__TO BE DONE__. Without the pictures, reproduce the records that follow exactly.

__LISTED RECORDS__.
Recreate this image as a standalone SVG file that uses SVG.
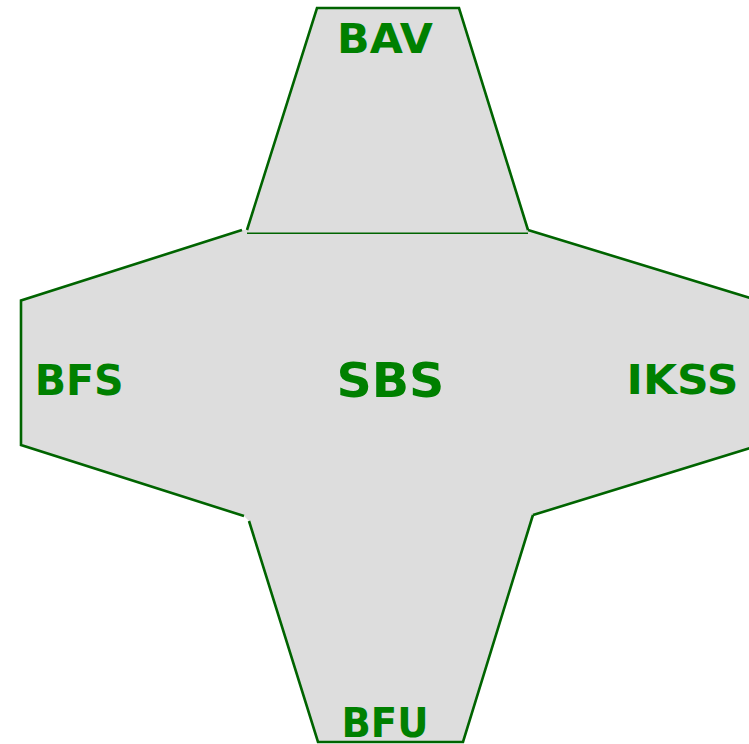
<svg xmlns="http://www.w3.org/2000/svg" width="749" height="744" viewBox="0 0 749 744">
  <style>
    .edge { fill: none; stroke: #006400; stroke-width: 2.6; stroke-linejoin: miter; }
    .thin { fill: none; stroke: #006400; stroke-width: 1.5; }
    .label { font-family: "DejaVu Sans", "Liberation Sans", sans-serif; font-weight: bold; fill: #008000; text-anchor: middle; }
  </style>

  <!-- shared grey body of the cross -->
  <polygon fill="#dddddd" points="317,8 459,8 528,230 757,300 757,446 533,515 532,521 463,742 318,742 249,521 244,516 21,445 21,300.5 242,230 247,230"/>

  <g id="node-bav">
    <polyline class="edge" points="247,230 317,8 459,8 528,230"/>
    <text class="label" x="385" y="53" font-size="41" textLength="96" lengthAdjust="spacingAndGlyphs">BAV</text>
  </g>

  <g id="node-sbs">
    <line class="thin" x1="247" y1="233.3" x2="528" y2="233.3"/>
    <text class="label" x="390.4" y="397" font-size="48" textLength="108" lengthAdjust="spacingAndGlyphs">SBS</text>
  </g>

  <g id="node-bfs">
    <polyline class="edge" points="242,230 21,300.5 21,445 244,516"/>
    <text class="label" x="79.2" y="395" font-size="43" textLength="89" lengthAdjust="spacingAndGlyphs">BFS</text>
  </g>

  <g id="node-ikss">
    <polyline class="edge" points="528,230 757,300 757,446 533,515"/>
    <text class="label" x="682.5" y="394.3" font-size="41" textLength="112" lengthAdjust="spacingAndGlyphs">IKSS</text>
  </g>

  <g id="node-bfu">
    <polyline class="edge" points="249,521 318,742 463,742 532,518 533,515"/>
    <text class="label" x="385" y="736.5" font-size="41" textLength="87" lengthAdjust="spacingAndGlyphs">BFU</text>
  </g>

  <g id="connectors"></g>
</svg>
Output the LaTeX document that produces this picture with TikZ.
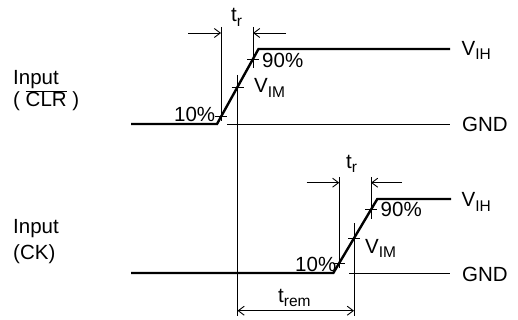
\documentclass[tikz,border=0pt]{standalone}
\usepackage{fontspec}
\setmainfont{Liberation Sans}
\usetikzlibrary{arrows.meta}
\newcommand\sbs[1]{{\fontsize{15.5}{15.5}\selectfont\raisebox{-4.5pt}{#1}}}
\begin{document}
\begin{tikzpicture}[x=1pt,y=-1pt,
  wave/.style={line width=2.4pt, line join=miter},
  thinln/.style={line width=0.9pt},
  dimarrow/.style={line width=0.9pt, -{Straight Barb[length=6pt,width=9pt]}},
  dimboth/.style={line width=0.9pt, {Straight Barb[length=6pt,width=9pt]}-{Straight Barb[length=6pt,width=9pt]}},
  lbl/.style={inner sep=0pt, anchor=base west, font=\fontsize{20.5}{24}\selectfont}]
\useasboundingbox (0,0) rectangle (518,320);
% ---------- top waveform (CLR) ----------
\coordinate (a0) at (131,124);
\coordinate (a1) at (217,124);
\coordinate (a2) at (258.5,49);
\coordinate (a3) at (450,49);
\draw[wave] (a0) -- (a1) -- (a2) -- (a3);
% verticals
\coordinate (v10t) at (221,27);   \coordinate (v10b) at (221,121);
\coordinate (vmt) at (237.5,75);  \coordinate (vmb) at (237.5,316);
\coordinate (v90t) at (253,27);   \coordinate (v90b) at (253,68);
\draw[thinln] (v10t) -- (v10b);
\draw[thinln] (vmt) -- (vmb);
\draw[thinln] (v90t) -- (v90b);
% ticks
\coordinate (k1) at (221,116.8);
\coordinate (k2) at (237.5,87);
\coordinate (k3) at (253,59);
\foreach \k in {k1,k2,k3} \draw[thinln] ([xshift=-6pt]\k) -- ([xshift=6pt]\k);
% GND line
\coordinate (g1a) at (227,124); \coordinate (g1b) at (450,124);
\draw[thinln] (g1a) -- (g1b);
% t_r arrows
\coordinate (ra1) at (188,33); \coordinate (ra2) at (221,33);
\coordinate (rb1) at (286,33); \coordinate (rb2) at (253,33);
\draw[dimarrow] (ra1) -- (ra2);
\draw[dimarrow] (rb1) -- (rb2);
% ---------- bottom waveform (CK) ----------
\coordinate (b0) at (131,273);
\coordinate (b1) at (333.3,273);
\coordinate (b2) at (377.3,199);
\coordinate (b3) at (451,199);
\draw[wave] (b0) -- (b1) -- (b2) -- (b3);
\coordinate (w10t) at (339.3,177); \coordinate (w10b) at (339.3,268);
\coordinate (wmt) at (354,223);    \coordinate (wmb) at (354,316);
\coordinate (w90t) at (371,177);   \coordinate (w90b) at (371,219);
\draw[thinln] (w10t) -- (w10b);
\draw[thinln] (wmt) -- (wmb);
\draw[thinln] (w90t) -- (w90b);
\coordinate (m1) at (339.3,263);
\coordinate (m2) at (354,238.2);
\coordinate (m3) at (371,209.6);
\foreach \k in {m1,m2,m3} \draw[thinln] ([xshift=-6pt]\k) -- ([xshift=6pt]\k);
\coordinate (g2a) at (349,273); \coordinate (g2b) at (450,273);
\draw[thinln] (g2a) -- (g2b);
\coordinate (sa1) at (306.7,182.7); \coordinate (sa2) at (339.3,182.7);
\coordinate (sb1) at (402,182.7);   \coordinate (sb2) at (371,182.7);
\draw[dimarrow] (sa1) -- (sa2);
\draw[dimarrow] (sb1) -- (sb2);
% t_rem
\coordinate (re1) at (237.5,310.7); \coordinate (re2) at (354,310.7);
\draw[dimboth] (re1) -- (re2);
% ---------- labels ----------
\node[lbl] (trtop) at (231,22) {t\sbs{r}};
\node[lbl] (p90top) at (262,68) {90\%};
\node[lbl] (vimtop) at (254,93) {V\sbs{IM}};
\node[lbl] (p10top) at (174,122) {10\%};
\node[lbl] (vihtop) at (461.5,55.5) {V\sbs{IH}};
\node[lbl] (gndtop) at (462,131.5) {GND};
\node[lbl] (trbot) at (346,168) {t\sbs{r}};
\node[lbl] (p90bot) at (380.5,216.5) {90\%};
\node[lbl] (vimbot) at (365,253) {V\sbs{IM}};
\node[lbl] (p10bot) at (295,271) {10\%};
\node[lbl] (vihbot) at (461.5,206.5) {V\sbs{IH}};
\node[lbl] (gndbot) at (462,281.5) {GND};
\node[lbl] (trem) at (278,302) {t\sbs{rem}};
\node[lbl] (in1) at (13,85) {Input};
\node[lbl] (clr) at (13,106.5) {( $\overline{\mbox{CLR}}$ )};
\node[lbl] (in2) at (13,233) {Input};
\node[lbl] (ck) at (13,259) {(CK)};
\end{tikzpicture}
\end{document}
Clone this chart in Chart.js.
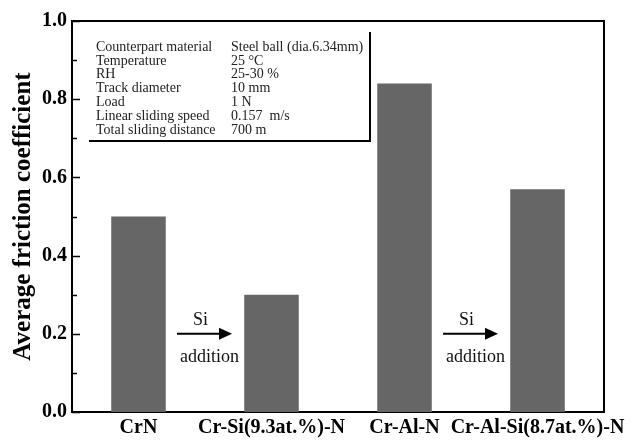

__ANSWER TO THE EXERCISE__.
Recreate this image as a standalone SVG file that uses SVG.
<svg xmlns="http://www.w3.org/2000/svg" width="749" height="744" viewBox="0 0 749 744">
  <style>
    .edge { fill: none; stroke: #006400; stroke-width: 2.6; stroke-linejoin: miter; }
    .thin { fill: none; stroke: #006400; stroke-width: 1.5; }
    .label { font-family: "DejaVu Sans", "Liberation Sans", sans-serif; font-weight: bold; fill: #008000; text-anchor: middle; }
  </style>

  <!-- shared grey body of the cross -->
  <polygon fill="#dddddd" points="317,8 459,8 528,230 757,300 757,446 533,515 532,521 463,742 318,742 249,521 244,516 21,445 21,300.5 242,230 247,230"/>

  <g id="node-bav">
    <polyline class="edge" points="247,230 317,8 459,8 528,230"/>
    <text class="label" x="385" y="53" font-size="41" textLength="96" lengthAdjust="spacingAndGlyphs">BAV</text>
  </g>

  <g id="node-sbs">
    <line class="thin" x1="247" y1="233.3" x2="528" y2="233.3"/>
    <text class="label" x="390.4" y="397" font-size="48" textLength="108" lengthAdjust="spacingAndGlyphs">SBS</text>
  </g>

  <g id="node-bfs">
    <polyline class="edge" points="242,230 21,300.5 21,445 244,516"/>
    <text class="label" x="79.2" y="395" font-size="43" textLength="89" lengthAdjust="spacingAndGlyphs">BFS</text>
  </g>

  <g id="node-ikss">
    <polyline class="edge" points="528,230 757,300 757,446 533,515"/>
    <text class="label" x="682.5" y="394.3" font-size="41" textLength="112" lengthAdjust="spacingAndGlyphs">IKSS</text>
  </g>

  <g id="node-bfu">
    <polyline class="edge" points="249,521 318,742 463,742 532,518 533,515"/>
    <text class="label" x="385" y="736.5" font-size="41" textLength="87" lengthAdjust="spacingAndGlyphs">BFU</text>
  </g>

  <g id="connectors"></g>
</svg>
Output the LaTeX document that produces this picture with TikZ.
\documentclass[tikz,border=0pt]{standalone}
\usepackage{fontspec}
\setmainfont{Liberation Sans}
\usetikzlibrary{arrows.meta}
\newcommand\sbs[1]{{\fontsize{15.5}{15.5}\selectfont\raisebox{-4.5pt}{#1}}}
\begin{document}
\begin{tikzpicture}[x=1pt,y=-1pt,
  wave/.style={line width=2.4pt, line join=miter},
  thinln/.style={line width=0.9pt},
  dimarrow/.style={line width=0.9pt, -{Straight Barb[length=6pt,width=9pt]}},
  dimboth/.style={line width=0.9pt, {Straight Barb[length=6pt,width=9pt]}-{Straight Barb[length=6pt,width=9pt]}},
  lbl/.style={inner sep=0pt, anchor=base west, font=\fontsize{20.5}{24}\selectfont}]
\useasboundingbox (0,0) rectangle (518,320);
% ---------- top waveform (CLR) ----------
\coordinate (a0) at (131,124);
\coordinate (a1) at (217,124);
\coordinate (a2) at (258.5,49);
\coordinate (a3) at (450,49);
\draw[wave] (a0) -- (a1) -- (a2) -- (a3);
% verticals
\coordinate (v10t) at (221,27);   \coordinate (v10b) at (221,121);
\coordinate (vmt) at (237.5,75);  \coordinate (vmb) at (237.5,316);
\coordinate (v90t) at (253,27);   \coordinate (v90b) at (253,68);
\draw[thinln] (v10t) -- (v10b);
\draw[thinln] (vmt) -- (vmb);
\draw[thinln] (v90t) -- (v90b);
% ticks
\coordinate (k1) at (221,116.8);
\coordinate (k2) at (237.5,87);
\coordinate (k3) at (253,59);
\foreach \k in {k1,k2,k3} \draw[thinln] ([xshift=-6pt]\k) -- ([xshift=6pt]\k);
% GND line
\coordinate (g1a) at (227,124); \coordinate (g1b) at (450,124);
\draw[thinln] (g1a) -- (g1b);
% t_r arrows
\coordinate (ra1) at (188,33); \coordinate (ra2) at (221,33);
\coordinate (rb1) at (286,33); \coordinate (rb2) at (253,33);
\draw[dimarrow] (ra1) -- (ra2);
\draw[dimarrow] (rb1) -- (rb2);
% ---------- bottom waveform (CK) ----------
\coordinate (b0) at (131,273);
\coordinate (b1) at (333.3,273);
\coordinate (b2) at (377.3,199);
\coordinate (b3) at (451,199);
\draw[wave] (b0) -- (b1) -- (b2) -- (b3);
\coordinate (w10t) at (339.3,177); \coordinate (w10b) at (339.3,268);
\coordinate (wmt) at (354,223);    \coordinate (wmb) at (354,316);
\coordinate (w90t) at (371,177);   \coordinate (w90b) at (371,219);
\draw[thinln] (w10t) -- (w10b);
\draw[thinln] (wmt) -- (wmb);
\draw[thinln] (w90t) -- (w90b);
\coordinate (m1) at (339.3,263);
\coordinate (m2) at (354,238.2);
\coordinate (m3) at (371,209.6);
\foreach \k in {m1,m2,m3} \draw[thinln] ([xshift=-6pt]\k) -- ([xshift=6pt]\k);
\coordinate (g2a) at (349,273); \coordinate (g2b) at (450,273);
\draw[thinln] (g2a) -- (g2b);
\coordinate (sa1) at (306.7,182.7); \coordinate (sa2) at (339.3,182.7);
\coordinate (sb1) at (402,182.7);   \coordinate (sb2) at (371,182.7);
\draw[dimarrow] (sa1) -- (sa2);
\draw[dimarrow] (sb1) -- (sb2);
% t_rem
\coordinate (re1) at (237.5,310.7); \coordinate (re2) at (354,310.7);
\draw[dimboth] (re1) -- (re2);
% ---------- labels ----------
\node[lbl] (trtop) at (231,22) {t\sbs{r}};
\node[lbl] (p90top) at (262,68) {90\%};
\node[lbl] (vimtop) at (254,93) {V\sbs{IM}};
\node[lbl] (p10top) at (174,122) {10\%};
\node[lbl] (vihtop) at (461.5,55.5) {V\sbs{IH}};
\node[lbl] (gndtop) at (462,131.5) {GND};
\node[lbl] (trbot) at (346,168) {t\sbs{r}};
\node[lbl] (p90bot) at (380.5,216.5) {90\%};
\node[lbl] (vimbot) at (365,253) {V\sbs{IM}};
\node[lbl] (p10bot) at (295,271) {10\%};
\node[lbl] (vihbot) at (461.5,206.5) {V\sbs{IH}};
\node[lbl] (gndbot) at (462,281.5) {GND};
\node[lbl] (trem) at (278,302) {t\sbs{rem}};
\node[lbl] (in1) at (13,85) {Input};
\node[lbl] (clr) at (13,106.5) {( $\overline{\mbox{CLR}}$ )};
\node[lbl] (in2) at (13,233) {Input};
\node[lbl] (ck) at (13,259) {(CK)};
\end{tikzpicture}
\end{document}
Clone this chart in Chart.js.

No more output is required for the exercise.